The task: Reproduce each line of the material exactly, minus any picture.

Recorded data:

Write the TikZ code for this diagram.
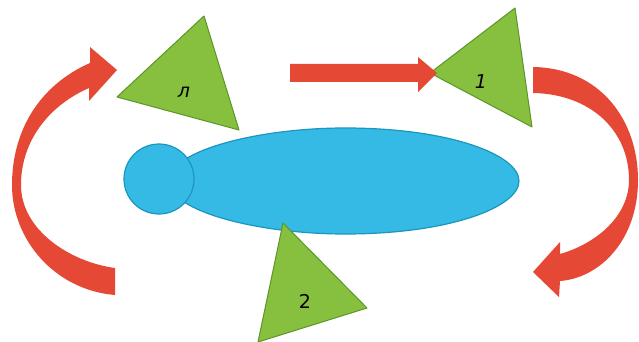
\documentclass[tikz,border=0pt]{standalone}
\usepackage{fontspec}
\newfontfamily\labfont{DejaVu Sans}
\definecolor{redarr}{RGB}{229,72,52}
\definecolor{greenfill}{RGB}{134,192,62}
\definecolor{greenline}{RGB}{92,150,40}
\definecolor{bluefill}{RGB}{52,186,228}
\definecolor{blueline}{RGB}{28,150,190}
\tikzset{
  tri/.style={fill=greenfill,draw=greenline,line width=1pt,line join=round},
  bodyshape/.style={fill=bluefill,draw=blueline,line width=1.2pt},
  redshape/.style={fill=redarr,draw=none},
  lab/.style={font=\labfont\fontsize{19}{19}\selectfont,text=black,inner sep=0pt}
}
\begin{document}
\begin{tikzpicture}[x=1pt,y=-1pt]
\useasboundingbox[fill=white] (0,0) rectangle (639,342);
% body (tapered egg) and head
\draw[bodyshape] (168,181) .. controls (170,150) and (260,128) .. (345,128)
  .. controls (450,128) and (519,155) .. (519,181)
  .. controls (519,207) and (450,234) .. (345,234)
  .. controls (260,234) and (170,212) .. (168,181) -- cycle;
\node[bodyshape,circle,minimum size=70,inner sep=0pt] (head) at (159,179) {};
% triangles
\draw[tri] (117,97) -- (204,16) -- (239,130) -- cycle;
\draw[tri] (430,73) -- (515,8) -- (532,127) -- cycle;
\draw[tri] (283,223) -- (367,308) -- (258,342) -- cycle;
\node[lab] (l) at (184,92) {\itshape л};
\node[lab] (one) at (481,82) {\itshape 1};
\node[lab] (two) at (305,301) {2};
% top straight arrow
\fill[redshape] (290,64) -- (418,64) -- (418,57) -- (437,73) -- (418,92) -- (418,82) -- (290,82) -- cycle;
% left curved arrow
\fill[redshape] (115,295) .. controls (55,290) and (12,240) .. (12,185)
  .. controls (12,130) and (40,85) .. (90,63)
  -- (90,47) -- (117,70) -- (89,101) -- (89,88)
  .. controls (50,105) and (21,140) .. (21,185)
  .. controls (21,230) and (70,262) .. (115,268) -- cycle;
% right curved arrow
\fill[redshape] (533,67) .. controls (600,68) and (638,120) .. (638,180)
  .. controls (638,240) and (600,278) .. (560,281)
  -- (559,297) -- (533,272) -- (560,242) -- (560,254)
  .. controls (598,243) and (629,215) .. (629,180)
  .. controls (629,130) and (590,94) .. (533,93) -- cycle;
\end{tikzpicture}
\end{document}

Response:
Write the TikZ code for this diagram.
\documentclass[tikz,border=0pt]{standalone}
\usepackage{fontspec}
\newfontfamily\labfont{DejaVu Sans}
\definecolor{redarr}{RGB}{229,72,52}
\definecolor{greenfill}{RGB}{134,192,62}
\definecolor{greenline}{RGB}{92,150,40}
\definecolor{bluefill}{RGB}{52,186,228}
\definecolor{blueline}{RGB}{28,150,190}
\tikzset{
  tri/.style={fill=greenfill,draw=greenline,line width=1pt,line join=round},
  bodyshape/.style={fill=bluefill,draw=blueline,line width=1.2pt},
  redshape/.style={fill=redarr,draw=none},
  lab/.style={font=\labfont\fontsize{19}{19}\selectfont,text=black,inner sep=0pt}
}
\begin{document}
\begin{tikzpicture}[x=1pt,y=-1pt]
\useasboundingbox[fill=white] (0,0) rectangle (639,342);
% body (tapered egg) and head
\draw[bodyshape] (168,181) .. controls (170,150) and (260,128) .. (345,128)
  .. controls (450,128) and (519,155) .. (519,181)
  .. controls (519,207) and (450,234) .. (345,234)
  .. controls (260,234) and (170,212) .. (168,181) -- cycle;
\node[bodyshape,circle,minimum size=70,inner sep=0pt] (head) at (159,179) {};
% triangles
\draw[tri] (117,97) -- (204,16) -- (239,130) -- cycle;
\draw[tri] (430,73) -- (515,8) -- (532,127) -- cycle;
\draw[tri] (283,223) -- (367,308) -- (258,342) -- cycle;
\node[lab] (l) at (184,92) {\itshape л};
\node[lab] (one) at (481,82) {\itshape 1};
\node[lab] (two) at (305,301) {2};
% top straight arrow
\fill[redshape] (290,64) -- (418,64) -- (418,57) -- (437,73) -- (418,92) -- (418,82) -- (290,82) -- cycle;
% left curved arrow
\fill[redshape] (115,295) .. controls (55,290) and (12,240) .. (12,185)
  .. controls (12,130) and (40,85) .. (90,63)
  -- (90,47) -- (117,70) -- (89,101) -- (89,88)
  .. controls (50,105) and (21,140) .. (21,185)
  .. controls (21,230) and (70,262) .. (115,268) -- cycle;
% right curved arrow
\fill[redshape] (533,67) .. controls (600,68) and (638,120) .. (638,180)
  .. controls (638,240) and (600,278) .. (560,281)
  -- (559,297) -- (533,272) -- (560,242) -- (560,254)
  .. controls (598,243) and (629,215) .. (629,180)
  .. controls (629,130) and (590,94) .. (533,93) -- cycle;
\end{tikzpicture}
\end{document}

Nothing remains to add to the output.